Writing fails because of mutation size
Batches from Kafka Connector are rejected when max size exceeded.
The DataStax Apache Kafka Connector collects records to write to the DataStax Enterrpise database in CQL BATCH commands. Data insertions and deletions in the records are known as mutations. The Connector is implemented to use single-partition batches that are submitted as one mutation operation.
For a given batch, if the total size of the mutation exceeds the maximum allowed by
DataStax Enterprise database (max_mutation_size_in_kb) the batch is rejected and
the error message is written to the system.log, by default in
var/log/cassandra
.
For example:
Mutation of 28087887 bytes is too large for the maximum size of 16777216
Remediation
Before making any changes, understand the relationship between the max_mutation_size_in_kb and commitlog_segment_size_in_mb settings. The max_mutation_size_in_kb value is calculated as half of commitlog_segment_size_in_mb.

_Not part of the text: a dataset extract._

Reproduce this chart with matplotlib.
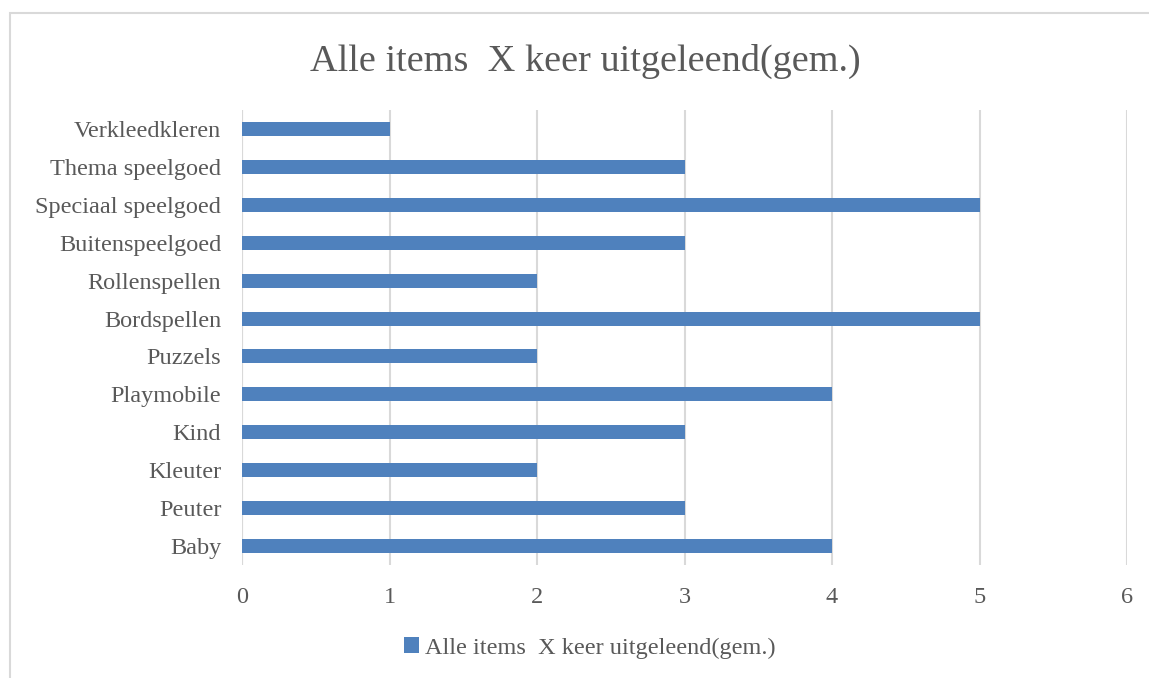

commitlog_segment_size_in_mb
: 32 MBmax_mutation_size_in_kb
: 16384 (16 MB)
If you set max_mutation_size_in_kb
explicitly, also set
commitlog_segment_size_in_mb
to:
2 * max_mutation_size_in_kb / 1024
You can decrease the batch size by lowering the number of records collected in each batch (maxNumberOfRecordsInBatch). The default is 32.
If you cannot decrease the size of your batches, test whether increases to
max_mutation_size_in_kb
and commitlog_segment_size_in_mb
result in batches completing successfully, without consuming too much RAM on the partition's
node. Also increase the DSE database batch threshold using batch_size_warn_threshold_in_kb.
Investigate why the mutations are larger than expected. Look for underlying issues with your client application, access patterns, and data model, because increasing the commitlog segment size is a limited fix.